RAW DATA:
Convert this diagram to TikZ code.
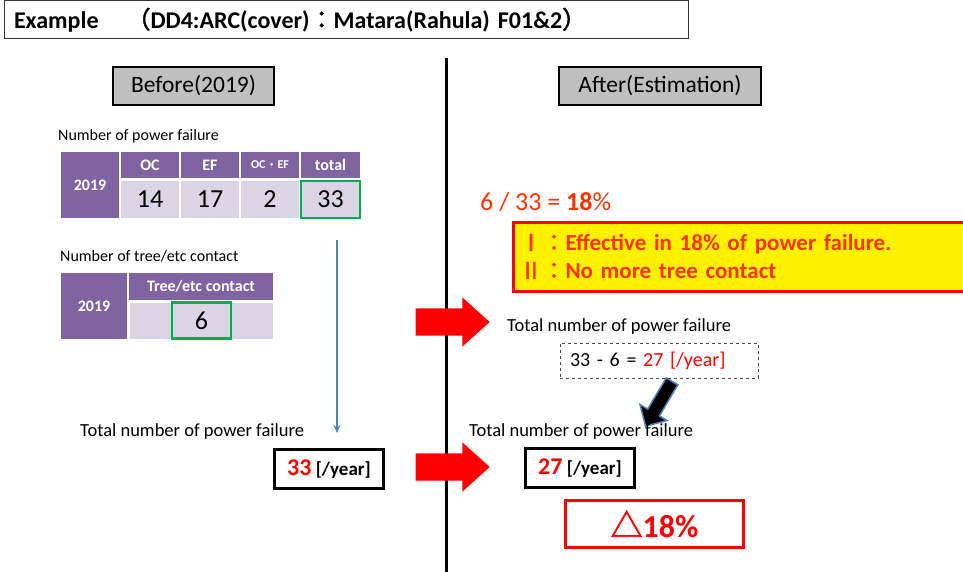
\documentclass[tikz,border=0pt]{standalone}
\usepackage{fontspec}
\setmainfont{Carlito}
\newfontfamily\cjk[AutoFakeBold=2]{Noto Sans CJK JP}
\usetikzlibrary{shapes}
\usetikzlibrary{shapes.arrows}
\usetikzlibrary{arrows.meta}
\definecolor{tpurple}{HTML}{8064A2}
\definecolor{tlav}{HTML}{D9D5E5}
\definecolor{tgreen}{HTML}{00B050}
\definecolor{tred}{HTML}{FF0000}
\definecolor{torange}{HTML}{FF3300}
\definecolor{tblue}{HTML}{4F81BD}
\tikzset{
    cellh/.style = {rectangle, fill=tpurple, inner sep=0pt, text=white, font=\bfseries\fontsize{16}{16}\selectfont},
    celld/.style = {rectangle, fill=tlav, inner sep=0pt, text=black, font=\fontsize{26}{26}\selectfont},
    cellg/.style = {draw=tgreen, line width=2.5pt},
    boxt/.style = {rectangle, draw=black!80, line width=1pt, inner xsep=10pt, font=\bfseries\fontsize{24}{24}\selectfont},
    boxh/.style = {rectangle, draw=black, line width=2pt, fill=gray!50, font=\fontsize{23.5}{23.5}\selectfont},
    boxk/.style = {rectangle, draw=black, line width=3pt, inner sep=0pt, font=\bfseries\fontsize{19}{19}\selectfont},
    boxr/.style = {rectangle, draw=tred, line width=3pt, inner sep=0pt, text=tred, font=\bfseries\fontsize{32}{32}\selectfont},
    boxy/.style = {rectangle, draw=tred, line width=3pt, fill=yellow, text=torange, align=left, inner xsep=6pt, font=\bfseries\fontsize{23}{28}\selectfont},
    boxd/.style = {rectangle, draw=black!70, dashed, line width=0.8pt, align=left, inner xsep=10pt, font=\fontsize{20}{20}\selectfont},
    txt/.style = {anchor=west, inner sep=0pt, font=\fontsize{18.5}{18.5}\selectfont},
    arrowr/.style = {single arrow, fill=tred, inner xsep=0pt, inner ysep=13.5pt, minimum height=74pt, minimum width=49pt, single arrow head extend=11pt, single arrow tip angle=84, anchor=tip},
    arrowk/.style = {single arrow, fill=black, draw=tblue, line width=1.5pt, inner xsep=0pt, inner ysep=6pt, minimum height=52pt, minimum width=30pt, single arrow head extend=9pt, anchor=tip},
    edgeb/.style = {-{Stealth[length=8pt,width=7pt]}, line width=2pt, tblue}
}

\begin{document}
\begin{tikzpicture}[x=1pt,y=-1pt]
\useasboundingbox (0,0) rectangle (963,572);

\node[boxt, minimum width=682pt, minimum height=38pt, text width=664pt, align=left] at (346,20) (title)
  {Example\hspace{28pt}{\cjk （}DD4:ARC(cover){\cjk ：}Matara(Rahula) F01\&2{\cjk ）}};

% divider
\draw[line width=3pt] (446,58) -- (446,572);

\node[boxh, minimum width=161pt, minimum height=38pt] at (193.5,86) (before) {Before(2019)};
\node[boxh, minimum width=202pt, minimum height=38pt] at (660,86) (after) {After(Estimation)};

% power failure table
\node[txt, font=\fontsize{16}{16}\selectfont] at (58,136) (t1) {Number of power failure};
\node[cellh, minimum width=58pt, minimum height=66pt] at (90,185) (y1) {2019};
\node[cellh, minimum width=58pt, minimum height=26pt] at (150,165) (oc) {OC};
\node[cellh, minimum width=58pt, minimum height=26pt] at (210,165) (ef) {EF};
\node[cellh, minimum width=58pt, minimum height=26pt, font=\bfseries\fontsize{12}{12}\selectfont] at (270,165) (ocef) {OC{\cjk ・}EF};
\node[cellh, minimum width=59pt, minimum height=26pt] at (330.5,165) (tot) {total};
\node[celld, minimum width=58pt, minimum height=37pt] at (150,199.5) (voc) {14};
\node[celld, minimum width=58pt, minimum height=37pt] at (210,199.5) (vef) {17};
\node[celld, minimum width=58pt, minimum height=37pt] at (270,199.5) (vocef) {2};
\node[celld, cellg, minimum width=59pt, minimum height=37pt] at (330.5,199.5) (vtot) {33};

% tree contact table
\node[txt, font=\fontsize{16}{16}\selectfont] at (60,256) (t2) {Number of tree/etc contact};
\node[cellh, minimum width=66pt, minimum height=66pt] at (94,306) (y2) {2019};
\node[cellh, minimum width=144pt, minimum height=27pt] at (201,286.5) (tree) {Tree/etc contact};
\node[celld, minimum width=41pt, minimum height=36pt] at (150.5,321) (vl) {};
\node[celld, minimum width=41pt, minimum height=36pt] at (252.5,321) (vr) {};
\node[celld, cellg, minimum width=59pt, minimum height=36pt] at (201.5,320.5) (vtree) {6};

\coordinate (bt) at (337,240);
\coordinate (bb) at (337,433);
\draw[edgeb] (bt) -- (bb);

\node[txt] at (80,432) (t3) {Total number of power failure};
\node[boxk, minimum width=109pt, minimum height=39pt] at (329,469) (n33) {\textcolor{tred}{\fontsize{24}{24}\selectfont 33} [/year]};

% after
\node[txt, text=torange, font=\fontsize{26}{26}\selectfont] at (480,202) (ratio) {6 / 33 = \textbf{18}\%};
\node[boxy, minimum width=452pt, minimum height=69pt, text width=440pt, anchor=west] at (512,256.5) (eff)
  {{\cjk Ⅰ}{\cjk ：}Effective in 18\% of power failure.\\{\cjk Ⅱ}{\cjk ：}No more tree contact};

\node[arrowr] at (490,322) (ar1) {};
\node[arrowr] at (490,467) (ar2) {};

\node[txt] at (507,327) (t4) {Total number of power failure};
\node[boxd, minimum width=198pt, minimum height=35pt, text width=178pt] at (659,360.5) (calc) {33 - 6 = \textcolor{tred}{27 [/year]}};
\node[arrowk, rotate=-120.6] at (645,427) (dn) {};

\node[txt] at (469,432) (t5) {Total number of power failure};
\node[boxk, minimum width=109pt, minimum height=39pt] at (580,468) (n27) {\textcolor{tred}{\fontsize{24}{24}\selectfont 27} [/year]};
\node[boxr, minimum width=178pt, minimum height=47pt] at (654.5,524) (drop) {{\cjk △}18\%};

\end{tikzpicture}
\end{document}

WHAT THE TASK REQUIRES:
Repeat the lines of the listing above verbatim, beginning at its first line and ending at the line containing "(0,0) rectangle (963,572);", which is included. Omit pictures.

THE OUTPUT:
Convert this diagram to TikZ code.
\documentclass[tikz,border=0pt]{standalone}
\usepackage{fontspec}
\setmainfont{Carlito}
\newfontfamily\cjk[AutoFakeBold=2]{Noto Sans CJK JP}
\usetikzlibrary{shapes}
\usetikzlibrary{shapes.arrows}
\usetikzlibrary{arrows.meta}
\definecolor{tpurple}{HTML}{8064A2}
\definecolor{tlav}{HTML}{D9D5E5}
\definecolor{tgreen}{HTML}{00B050}
\definecolor{tred}{HTML}{FF0000}
\definecolor{torange}{HTML}{FF3300}
\definecolor{tblue}{HTML}{4F81BD}
\tikzset{
    cellh/.style = {rectangle, fill=tpurple, inner sep=0pt, text=white, font=\bfseries\fontsize{16}{16}\selectfont},
    celld/.style = {rectangle, fill=tlav, inner sep=0pt, text=black, font=\fontsize{26}{26}\selectfont},
    cellg/.style = {draw=tgreen, line width=2.5pt},
    boxt/.style = {rectangle, draw=black!80, line width=1pt, inner xsep=10pt, font=\bfseries\fontsize{24}{24}\selectfont},
    boxh/.style = {rectangle, draw=black, line width=2pt, fill=gray!50, font=\fontsize{23.5}{23.5}\selectfont},
    boxk/.style = {rectangle, draw=black, line width=3pt, inner sep=0pt, font=\bfseries\fontsize{19}{19}\selectfont},
    boxr/.style = {rectangle, draw=tred, line width=3pt, inner sep=0pt, text=tred, font=\bfseries\fontsize{32}{32}\selectfont},
    boxy/.style = {rectangle, draw=tred, line width=3pt, fill=yellow, text=torange, align=left, inner xsep=6pt, font=\bfseries\fontsize{23}{28}\selectfont},
    boxd/.style = {rectangle, draw=black!70, dashed, line width=0.8pt, align=left, inner xsep=10pt, font=\fontsize{20}{20}\selectfont},
    txt/.style = {anchor=west, inner sep=0pt, font=\fontsize{18.5}{18.5}\selectfont},
    arrowr/.style = {single arrow, fill=tred, inner xsep=0pt, inner ysep=13.5pt, minimum height=74pt, minimum width=49pt, single arrow head extend=11pt, single arrow tip angle=84, anchor=tip},
    arrowk/.style = {single arrow, fill=black, draw=tblue, line width=1.5pt, inner xsep=0pt, inner ysep=6pt, minimum height=52pt, minimum width=30pt, single arrow head extend=9pt, anchor=tip},
    edgeb/.style = {-{Stealth[length=8pt,width=7pt]}, line width=2pt, tblue}
}

\begin{document}
\begin{tikzpicture}[x=1pt,y=-1pt]
\useasboundingbox (0,0) rectangle (963,572);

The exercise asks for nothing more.